Asger Jorn, Book Arts, Collage, Guy Debord, Mapping, Psychogeography

Subject Areas

Art history; Caribbean literature

Abstract

The artistic collaborations between Guy Debord and Asger Jorn blossomed in 1957, and have typically been explored in terms of their context within the canon of the Situationist International (SI), a notorious group of political thinkers and activists who formed in July, 1957, with a shared repulsion for capitalism and consumerism.

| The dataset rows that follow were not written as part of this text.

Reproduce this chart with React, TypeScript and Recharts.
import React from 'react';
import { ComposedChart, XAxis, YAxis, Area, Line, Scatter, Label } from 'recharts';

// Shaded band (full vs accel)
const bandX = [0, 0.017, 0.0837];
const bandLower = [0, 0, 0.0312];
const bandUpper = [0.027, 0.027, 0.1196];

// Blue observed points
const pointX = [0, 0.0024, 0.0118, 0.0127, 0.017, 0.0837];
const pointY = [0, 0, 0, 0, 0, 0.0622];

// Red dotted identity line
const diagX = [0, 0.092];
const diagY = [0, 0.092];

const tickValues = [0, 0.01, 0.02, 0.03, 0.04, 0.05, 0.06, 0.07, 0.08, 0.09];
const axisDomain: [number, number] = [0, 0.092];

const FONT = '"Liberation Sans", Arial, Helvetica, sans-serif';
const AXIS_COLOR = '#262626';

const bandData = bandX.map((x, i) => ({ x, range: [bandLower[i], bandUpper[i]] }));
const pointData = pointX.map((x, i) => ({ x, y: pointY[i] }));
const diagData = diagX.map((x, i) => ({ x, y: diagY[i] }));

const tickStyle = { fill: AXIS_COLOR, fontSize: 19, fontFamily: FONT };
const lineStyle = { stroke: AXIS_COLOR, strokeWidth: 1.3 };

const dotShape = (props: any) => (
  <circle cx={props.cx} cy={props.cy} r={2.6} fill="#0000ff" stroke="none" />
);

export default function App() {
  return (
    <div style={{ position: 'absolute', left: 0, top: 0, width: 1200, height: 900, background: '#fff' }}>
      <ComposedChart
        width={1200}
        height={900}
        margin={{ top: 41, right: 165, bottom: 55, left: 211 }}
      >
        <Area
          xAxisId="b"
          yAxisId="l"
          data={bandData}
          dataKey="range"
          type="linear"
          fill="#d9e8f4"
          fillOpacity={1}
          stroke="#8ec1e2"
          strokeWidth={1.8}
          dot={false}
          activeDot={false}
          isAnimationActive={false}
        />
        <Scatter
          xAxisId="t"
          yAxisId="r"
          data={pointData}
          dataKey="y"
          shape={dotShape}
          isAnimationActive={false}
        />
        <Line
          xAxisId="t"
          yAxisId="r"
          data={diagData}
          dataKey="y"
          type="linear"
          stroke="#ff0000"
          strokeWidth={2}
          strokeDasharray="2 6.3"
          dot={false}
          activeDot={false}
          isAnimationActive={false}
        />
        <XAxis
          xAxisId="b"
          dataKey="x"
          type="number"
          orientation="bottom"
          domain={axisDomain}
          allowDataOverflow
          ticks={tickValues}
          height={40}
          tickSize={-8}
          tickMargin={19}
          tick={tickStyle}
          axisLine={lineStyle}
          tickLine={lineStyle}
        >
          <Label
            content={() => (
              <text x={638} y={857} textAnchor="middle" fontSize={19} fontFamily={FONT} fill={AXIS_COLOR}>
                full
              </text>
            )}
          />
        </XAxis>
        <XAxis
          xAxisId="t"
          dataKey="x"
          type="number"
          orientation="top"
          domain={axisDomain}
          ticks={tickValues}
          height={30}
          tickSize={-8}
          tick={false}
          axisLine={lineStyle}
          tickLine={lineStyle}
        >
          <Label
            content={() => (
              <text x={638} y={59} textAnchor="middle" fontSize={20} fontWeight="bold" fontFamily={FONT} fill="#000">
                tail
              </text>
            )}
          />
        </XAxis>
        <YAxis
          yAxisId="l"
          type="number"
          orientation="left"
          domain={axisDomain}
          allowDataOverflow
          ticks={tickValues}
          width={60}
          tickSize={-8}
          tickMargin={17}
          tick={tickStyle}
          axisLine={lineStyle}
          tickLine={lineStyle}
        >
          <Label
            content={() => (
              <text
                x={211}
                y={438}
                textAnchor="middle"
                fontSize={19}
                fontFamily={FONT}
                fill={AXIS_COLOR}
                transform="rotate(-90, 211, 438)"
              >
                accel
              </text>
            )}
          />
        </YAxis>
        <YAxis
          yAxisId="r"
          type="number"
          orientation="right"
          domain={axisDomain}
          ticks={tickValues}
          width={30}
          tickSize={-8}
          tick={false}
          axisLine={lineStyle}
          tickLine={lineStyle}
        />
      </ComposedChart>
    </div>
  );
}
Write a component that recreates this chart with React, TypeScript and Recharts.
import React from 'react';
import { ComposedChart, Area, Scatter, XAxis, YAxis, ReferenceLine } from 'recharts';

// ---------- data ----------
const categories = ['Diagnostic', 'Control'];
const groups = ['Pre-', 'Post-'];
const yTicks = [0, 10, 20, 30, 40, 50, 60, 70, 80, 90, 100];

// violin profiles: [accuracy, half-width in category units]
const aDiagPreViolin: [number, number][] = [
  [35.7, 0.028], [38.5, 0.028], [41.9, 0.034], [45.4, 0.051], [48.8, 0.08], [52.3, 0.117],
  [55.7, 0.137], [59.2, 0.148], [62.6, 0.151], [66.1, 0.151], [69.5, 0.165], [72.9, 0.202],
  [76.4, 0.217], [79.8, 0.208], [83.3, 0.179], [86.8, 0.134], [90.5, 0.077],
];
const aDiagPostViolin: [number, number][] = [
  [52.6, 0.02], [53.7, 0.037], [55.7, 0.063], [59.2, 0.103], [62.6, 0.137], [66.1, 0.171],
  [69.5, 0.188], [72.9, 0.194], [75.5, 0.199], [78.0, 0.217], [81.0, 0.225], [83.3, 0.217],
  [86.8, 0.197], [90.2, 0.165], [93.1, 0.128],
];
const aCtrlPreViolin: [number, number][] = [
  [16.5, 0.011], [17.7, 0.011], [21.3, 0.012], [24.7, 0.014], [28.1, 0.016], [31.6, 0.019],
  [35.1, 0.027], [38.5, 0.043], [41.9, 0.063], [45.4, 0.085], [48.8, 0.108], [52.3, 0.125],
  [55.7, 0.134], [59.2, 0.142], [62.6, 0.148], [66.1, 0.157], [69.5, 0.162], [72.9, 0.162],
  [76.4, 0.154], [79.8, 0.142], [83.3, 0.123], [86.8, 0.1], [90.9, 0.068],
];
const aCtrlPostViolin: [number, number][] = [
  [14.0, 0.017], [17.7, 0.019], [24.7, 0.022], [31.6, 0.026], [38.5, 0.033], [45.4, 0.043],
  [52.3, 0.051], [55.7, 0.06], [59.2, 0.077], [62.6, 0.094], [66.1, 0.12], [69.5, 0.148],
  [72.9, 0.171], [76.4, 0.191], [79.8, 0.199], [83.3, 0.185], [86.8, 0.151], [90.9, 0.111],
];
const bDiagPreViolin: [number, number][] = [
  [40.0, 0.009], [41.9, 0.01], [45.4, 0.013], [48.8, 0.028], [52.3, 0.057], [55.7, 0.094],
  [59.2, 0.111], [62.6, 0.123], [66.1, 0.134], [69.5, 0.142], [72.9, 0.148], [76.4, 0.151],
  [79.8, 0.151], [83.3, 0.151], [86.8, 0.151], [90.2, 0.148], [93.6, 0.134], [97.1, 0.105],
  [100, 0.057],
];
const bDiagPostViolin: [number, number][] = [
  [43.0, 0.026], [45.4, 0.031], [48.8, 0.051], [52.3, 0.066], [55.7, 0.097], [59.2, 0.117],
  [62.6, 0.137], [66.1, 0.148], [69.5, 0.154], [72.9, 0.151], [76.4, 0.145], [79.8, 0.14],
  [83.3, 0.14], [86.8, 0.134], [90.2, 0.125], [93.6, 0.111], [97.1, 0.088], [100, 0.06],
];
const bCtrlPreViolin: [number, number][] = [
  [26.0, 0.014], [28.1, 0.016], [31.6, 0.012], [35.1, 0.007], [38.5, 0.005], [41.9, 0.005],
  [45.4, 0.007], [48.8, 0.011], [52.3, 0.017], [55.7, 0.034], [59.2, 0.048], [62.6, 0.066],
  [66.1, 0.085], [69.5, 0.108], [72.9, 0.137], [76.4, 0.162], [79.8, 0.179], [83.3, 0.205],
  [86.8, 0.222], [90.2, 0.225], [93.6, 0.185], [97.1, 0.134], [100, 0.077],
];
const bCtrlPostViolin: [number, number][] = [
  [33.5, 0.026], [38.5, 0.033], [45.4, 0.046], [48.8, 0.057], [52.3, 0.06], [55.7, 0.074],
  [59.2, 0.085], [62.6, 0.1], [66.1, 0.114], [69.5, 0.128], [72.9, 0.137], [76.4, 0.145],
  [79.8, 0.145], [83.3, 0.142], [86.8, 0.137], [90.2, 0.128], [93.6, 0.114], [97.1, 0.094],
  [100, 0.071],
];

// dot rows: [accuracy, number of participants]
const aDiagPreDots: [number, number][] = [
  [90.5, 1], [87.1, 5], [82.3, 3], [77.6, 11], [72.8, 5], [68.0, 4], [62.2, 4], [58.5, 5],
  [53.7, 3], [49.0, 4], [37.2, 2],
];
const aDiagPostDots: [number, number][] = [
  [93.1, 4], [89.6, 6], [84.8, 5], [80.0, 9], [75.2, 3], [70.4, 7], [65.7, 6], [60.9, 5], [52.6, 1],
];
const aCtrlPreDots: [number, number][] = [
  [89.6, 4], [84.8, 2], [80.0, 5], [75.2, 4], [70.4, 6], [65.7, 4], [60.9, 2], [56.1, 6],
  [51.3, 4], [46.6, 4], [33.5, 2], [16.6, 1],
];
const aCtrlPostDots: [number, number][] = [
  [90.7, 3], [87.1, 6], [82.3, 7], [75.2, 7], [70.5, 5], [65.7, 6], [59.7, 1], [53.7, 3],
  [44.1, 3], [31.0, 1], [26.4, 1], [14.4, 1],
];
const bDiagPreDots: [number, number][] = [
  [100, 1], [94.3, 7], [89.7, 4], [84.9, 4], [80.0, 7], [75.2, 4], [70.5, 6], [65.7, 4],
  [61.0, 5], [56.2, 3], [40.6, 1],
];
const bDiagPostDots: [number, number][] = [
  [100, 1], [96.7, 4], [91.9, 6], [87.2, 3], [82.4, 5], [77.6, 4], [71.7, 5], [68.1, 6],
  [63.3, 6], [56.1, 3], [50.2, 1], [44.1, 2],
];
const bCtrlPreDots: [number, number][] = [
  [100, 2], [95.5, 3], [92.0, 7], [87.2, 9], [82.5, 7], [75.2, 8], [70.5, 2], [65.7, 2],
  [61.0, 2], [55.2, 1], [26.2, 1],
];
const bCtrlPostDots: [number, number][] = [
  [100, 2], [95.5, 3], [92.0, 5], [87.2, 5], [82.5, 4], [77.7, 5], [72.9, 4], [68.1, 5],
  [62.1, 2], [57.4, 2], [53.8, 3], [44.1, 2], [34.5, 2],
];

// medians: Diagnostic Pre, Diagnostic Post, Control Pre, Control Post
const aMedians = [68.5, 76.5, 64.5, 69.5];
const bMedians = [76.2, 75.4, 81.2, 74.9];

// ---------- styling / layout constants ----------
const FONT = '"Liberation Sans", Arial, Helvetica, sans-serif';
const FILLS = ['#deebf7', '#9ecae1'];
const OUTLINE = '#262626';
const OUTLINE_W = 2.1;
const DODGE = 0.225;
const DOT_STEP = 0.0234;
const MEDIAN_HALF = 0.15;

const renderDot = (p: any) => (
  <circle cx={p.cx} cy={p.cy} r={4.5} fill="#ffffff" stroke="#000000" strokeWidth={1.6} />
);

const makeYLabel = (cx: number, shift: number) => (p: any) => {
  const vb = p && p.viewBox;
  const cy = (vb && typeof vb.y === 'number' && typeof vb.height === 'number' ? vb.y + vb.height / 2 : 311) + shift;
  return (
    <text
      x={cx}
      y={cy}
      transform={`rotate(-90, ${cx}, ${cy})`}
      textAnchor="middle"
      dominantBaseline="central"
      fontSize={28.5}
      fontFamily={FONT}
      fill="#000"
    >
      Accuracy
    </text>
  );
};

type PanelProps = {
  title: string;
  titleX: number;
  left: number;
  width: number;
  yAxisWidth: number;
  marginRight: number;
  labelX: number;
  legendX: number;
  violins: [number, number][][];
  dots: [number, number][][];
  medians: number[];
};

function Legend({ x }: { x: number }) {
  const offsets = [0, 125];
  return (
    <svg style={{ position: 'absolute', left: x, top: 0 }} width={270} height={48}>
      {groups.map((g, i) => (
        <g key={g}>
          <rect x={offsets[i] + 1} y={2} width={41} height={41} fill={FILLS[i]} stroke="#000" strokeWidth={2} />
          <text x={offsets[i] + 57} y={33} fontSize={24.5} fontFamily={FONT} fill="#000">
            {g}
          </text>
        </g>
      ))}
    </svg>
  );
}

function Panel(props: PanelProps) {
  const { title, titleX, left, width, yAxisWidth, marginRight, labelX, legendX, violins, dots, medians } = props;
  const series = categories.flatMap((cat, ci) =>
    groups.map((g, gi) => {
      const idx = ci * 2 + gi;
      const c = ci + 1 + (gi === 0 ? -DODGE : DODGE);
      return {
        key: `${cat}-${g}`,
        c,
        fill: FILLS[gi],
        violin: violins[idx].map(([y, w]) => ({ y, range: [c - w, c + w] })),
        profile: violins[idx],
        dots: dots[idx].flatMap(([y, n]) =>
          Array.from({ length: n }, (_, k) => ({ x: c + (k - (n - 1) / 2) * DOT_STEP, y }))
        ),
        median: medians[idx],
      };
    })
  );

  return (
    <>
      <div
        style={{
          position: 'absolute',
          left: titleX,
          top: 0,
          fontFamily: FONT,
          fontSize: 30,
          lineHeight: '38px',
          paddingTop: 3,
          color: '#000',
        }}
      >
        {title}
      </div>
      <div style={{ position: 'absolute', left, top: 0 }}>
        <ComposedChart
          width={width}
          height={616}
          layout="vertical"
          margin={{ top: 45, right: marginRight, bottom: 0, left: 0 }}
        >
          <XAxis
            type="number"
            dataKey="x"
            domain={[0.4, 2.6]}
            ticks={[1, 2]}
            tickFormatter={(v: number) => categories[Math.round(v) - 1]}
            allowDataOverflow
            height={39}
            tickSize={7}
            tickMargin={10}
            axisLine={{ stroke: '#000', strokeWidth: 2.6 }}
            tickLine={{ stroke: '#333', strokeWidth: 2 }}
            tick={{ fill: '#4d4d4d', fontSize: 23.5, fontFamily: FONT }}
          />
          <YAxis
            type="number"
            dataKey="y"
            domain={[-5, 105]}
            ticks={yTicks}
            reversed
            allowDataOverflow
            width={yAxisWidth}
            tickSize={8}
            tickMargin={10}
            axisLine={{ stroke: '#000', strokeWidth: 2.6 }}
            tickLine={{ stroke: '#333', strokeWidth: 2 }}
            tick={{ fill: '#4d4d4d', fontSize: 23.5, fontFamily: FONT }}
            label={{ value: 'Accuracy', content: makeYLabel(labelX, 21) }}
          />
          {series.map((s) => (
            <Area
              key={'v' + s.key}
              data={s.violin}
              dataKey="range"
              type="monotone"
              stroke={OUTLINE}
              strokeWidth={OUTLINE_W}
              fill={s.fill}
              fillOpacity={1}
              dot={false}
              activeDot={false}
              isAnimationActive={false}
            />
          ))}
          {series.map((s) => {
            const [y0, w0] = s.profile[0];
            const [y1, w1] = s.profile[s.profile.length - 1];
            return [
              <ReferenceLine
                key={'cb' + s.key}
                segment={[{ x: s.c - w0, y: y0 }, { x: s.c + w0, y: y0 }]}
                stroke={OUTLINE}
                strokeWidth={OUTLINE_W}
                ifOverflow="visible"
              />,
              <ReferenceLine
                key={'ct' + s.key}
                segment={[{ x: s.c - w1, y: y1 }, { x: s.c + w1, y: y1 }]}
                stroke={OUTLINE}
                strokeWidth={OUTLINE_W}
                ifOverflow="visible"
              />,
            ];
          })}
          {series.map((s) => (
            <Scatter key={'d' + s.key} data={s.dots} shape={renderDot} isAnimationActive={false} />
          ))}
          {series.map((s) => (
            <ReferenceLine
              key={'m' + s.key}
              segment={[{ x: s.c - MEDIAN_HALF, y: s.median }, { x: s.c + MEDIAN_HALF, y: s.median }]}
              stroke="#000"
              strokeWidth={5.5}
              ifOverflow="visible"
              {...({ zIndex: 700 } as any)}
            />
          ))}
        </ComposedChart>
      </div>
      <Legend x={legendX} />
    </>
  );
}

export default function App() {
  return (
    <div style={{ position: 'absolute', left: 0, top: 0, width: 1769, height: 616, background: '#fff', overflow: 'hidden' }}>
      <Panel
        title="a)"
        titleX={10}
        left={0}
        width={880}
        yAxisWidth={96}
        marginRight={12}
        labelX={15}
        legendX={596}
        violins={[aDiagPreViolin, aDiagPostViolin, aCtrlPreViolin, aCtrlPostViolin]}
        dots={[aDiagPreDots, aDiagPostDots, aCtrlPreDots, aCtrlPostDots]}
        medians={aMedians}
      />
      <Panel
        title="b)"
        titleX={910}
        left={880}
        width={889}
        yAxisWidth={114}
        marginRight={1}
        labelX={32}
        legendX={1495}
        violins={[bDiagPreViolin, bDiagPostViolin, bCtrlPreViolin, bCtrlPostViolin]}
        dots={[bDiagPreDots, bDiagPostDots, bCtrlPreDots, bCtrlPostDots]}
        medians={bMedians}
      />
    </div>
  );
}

Before co-founding the SI with Jorn and several other individuals, Debord was part of the Lettrist International, a splinter group of the Lettrists, which allowed Debord more authority and autonomy to create his first film, Hurlements en Faveur de Sade (Howls for Sade, 1954), and explore other media that would become synonymous with the liminal period when Debord was splitting from the LI and forming the SI. The book explored in this thesis, Mémoires (1959), is a visual narrative loosely based on Debord’s time in the Lettrists, which takes place during this transitional period between his political and artistic groups. Mémoires has traditionally been examined by leading scholars in the field of Art and Art History as an important project between Debord and Jorn, but has not been critically analyzed by American and English-speaking scholars through first-hand experiences with the book. My personal encounters with several different editions of Mémoires at three disparate archives is documented in this thesis, which will ultimately argue that the book is a critical work in the pre-Situationist canon, and one which can be viewed as a revolutionary, albeit idealistic, road map for the future, when placed in its historic context.